Short Biography: Jesse Nivens

When I was in 3rd grade a friend brought a collection of blank books to class. He was making pretend novels out of them, and somehow I convinced him to give me one. I still remember the title he had scrawled on the cover: Planes, Trains and Motorcycles. When I got home, I quickly scratched out this title and turned it into some type of 3rd grade sword-and-sorcery fantasy novel, complete will illustrations of warriors and dragons.

I never got past two or three scribbled chapters, as carrying the story through a long plot arc was beyond the attention span of a child. I wasn’t fully aware of it at the time, but my true fascination with this process was not in the story, but in the book as an object. I wanted to see the pages full of ink, letters and images. Those were the things that truly inspired me, and the object would have great value if I could thumb through dozens of pages covered with stuff.

Despite my preference for the presentation of content, rather than its writing, I was a good writer. This back-and-forth relationship between writing and design is a contest I still carry with me to this day, and I frequently spurn one for a time in pursuit of the other, and back again.

It wasn’t my first foray into book making. From the time I could write, I would staple together groups of pages and fill them with comics, stories and drawings. I drew pictures constantly, especially at school. Inspired mostly by 80s action movies like The Terminator, Commando, American Ninja, Iron Eagle, Star Wars and Red Dawn, my drawings usually involved war and combat, a fact that occasionally got me into trouble.

In the meantime, somewhere in the mid 1980s my older brother had convinced our dad to buy a computer. Not everyone had one at home in those days, but Dad knew they would become more and more important with time. On a glorious day I walked into the kitchen to see the new IBM 8088 they were unpacking. It had no hard drive, instead booting off of a DOS floppy, and an EGA monitor. I began writing stories on the word processor, and my brothers taught me basic operations in GW Basic and Q Basic (programming languages). We would spend hours creating Choose-Your-Own-Adventure stories, and when we got a bit more confident we tried our hand at writing text based Role Playing Games. Arranging the logic in Q Basic for statistics and combat was no easy task, and we ended up with several games that never made it past character creation. After my first sitting at the 8088, the three great loves of my life: writing, design and all things digital had been established.
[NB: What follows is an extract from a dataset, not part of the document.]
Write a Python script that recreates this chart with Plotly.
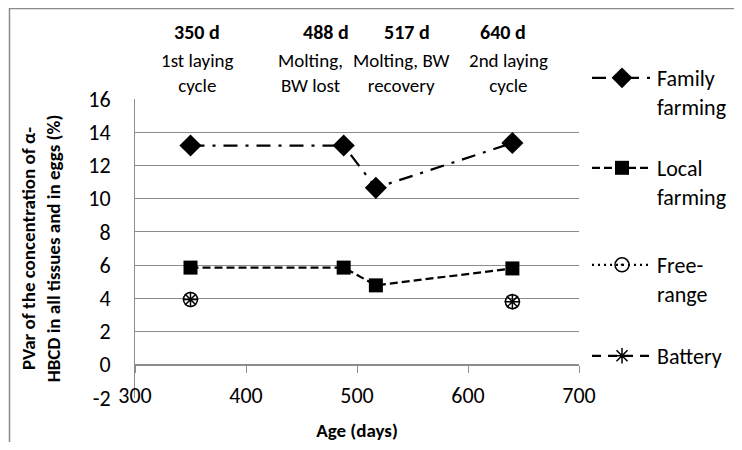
import plotly.graph_objects as go

# ---- data ----
age_days = [350, 488, 517, 640]
family_farming = [13.2, 13.2, 10.65, 13.35]
local_farming = [5.85, 5.85, 4.78, 5.8]
free_range = [3.93, None, None, 3.8]
battery = [3.93, None, None, 3.8]

series_names = ["Family<br>farming", "Local<br>farming", "Free-<br>range", "Battery"]
stage_days = ["350 d", "488 d", "517 d", "640 d"]
stage_labels = ["1st laying<br>cycle", "Molting,<br>BW lost", "Molting, BW<br>recovery", "2nd laying<br>cycle"]
x_ticks = [300, 400, 500, 600, 700]
y_ticks = [-2, 0, 2, 4, 6, 8, 10, 12, 14, 16]
y_tick_text = ["-2", "0", "2", "4", "6", "8", "10", "12", "14", "16"]

FONT = "Carlito, Lato, Calibri, sans-serif"
OFF = 8  # page body margin of the html file
W, H = 742 - 2 * OFF, 450 - 2 * OFF
# plot area in screen px (reference), converted to figure px
L, R, T, B = 135 - OFF, 579 - OFF, 99 - OFF, 398 - OFF


def px_x(px):
    return (px - OFF - L) / (R - L)


def px_y(py):
    return (B - (py - OFF)) / (B - T)


legend_ids = ["legend2", "legend3", "legend4", "legend5"]

fig = go.Figure()

fig.add_trace(go.Scatter(
    x=age_days, y=family_farming, name=series_names[0], mode="lines+markers",
    line=dict(color="black", width=2.25, dash="14px,8px,3px,8px"),
    marker=dict(symbol="diamond", size=17, color="black"),
    legend=legend_ids[0]))
fig.add_trace(go.Scatter(
    x=age_days, y=local_farming, name=series_names[1], mode="lines+markers",
    line=dict(color="black", width=2.25, dash="8px,4px"),
    marker=dict(symbol="square", size=14, color="black"),
    legend=legend_ids[1]))
fig.add_trace(go.Scatter(
    x=age_days, y=free_range, name=series_names[2], mode="lines+markers",
    connectgaps=False,
    line=dict(color="black", width=2.25, dash="2px,4px"),
    marker=dict(symbol="circle-open-dot", size=14, color="black", line=dict(width=1.5, color="black")),
    legend=legend_ids[2]))
fig.add_trace(go.Scatter(
    x=age_days, y=battery, name=series_names[3], mode="lines+markers",
    connectgaps=False,
    line=dict(color="black", width=2.25, dash="9px,7px"),
    marker=dict(symbol="asterisk-open", size=13, color="black", line=dict(width=1.5, color="black")),
    legend=legend_ids[3]))

grid = "#8c8c8c"
fig.update_layout(
    width=W, height=H,
    margin=dict(l=L, r=W - R, t=T, b=H - B, autoexpand=False),
    paper_bgcolor="white", plot_bgcolor="white",
    font=dict(family=FONT, color="black", size=20),
    xaxis=dict(
        range=[300, 700], tickvals=x_ticks, anchor="free", position=px_y(365),
        showline=True, linecolor=grid, linewidth=1,
        ticks="outside", ticklen=7, tickcolor=grid, tickwidth=1,
        showgrid=False, zeroline=False, ticklabelstandoff=4,
        tickfont=dict(size=22),
        title=dict(text="<b>Age (days)</b>", font=dict(size=19), standoff=17),
    ),
    yaxis=dict(
        range=[-2, 16], tickvals=y_ticks, ticktext=y_tick_text,
        showgrid=True, gridcolor=grid, gridwidth=1,
        zeroline=False, showline=True, linecolor=grid, linewidth=1,
        ticks="outside", ticklen=19, tickcolor="rgba(0,0,0,0)", tickwidth=1,
        tickfont=dict(size=22),
        title=dict(text="<b>PVar of the concentration of α-<br>HBCD in all tissues and in eggs (%)</b>",
                   font=dict(size=19), standoff=22),
    ),
    yaxis2=dict(
        range=[-2, 16], tickvals=y_ticks, overlaying="y", side="left", anchor="x",
        ticks="outside", ticklen=8, tickcolor=grid, tickwidth=1,
        showticklabels=False, showgrid=False, zeroline=False, showline=False,
    ),
)

leg_common = dict(xanchor="left", yanchor="top", valign="top", bgcolor="rgba(0,0,0,0)",
                  font=dict(size=22, family=FONT), itemwidth=60, tracegroupgap=0)
leg_y = [73, 163, 260, 351]
for i, key in enumerate(legend_ids):
    fig.update_layout({key: dict(x=px_x(587), y=px_y(leg_y[i] - 16), **leg_common)})

# stage annotations at top
head_x = [197, 326, 407, 503]
sub_x = [197, 310, 401, 508]
for i in range(4):
    fig.add_annotation(text=f"<b>{stage_days[i]}</b>", xref="paper", yref="paper",
                       x=px_x(head_x[i]), y=px_y(32), showarrow=False,
                       font=dict(size=20), xanchor="center", yanchor="middle")
    fig.add_annotation(text=stage_labels[i], xref="paper", yref="paper",
                       x=px_x(sub_x[i]), y=px_y(73), showarrow=False,
                       font=dict(size=19), xanchor="center", yanchor="middle")

# chart border
fig.add_shape(type="rect", xref="paper", yref="paper",
              x0=px_x(9.5), x1=px_x(800), y0=px_y(8.5), y1=px_y(500),
              line=dict(color="#8a8a8a", width=1.5))

fig.write_html("out.html")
By the time I was in high school, I was still drawing but I had never made a connection between it and Fine Art or Graphic Design. My Junior year, I was disapointed to learn I had to take either Art, Music or Drama. I can’t sing, and I turn into a piece of wood on stage, so I took Art. My career goal was video production, as I was great at filming even the most mundane scene in a way that brought interest and emotion from the viewer, and I had already won several awards in high school videography competitions. I was reading John Lennon’s biography at the time, and it described a piece by Yoko Ono that consisted of a blank canvas and a jar of rusty nails. I had also happened across some work by Jackson Pollack. I was so smitten by the absurdity of such artwork that I confronted Mr. Brite, my art teacher, the next day. He was happy to receive the challenge, and he very thoroughly explained to me, while other students listened distractedly as they worked on their projects, a simple line of reasoning that changed my life.

In short, it went like this: Putting on a show of technical skill, such as photo-realistically repeating a scene on canvas, was not the end goal of art. The end goal is to give the viewer an experience, whether they experience an emotion, or learn something, or see something new. The artist is simply giving the viewer something that they didn’t have before, and it doesn’t matter if that is done with rusty nails, or splattered paint, or a perfectly drafted depiction of a person or still life. All that matters is the concept and the experience.

With that in mind, you can think about real world examples that are, for some reason, easier to swallow as abstract or non-representational pieces. When you listen to a symphony, the music does not representationally recreate the experience it describes: the orchestra does not make the sounds of birds chirping or bubbling creeks. There are no lyrics that narrate a meeting or a break between lovers. Instead, the music is layer upon layer of abstract tone, harmony and tempo. If you watch South Park, you don’t sit there and stew about how the characters look like they were drawn by a 3rd grader. Instead, you become wrapped up in the content of the comedy. The visual arts are no different.

I was hooked. I began drawing and painting at home constantly, and my senior year I took all the art classes I could fit in my schedule. I went to college the next year with no idea of what I wanted to study. When I saw my advisor, he asked me what I wanted to major in. I told him I wanted to study art, and he asked me in what form… Fine Art? Commercial Art? Teaching? At the time, Graphic Design wasn’t as widely understood as it is today, Photoshopping was not a verb, and there weren’t millions of myspace pages with people “designing” stuff. To be honest, I don’t know if I had ever even heard the phrase “graphic design.” But I liked the idea of being able to make a career out of my artwork, so I said “Commercial.” He signed me up for the first two classes in the Graphic Design program. I was still considering studying video production, but I thought I would give this “commercial art” thing a try first.

When I got into the design classes, the Trains, Planes and Motorcycles feelings began to return, and I realized that I could make a life out of covering those pages with ink and letters. There was no turning back.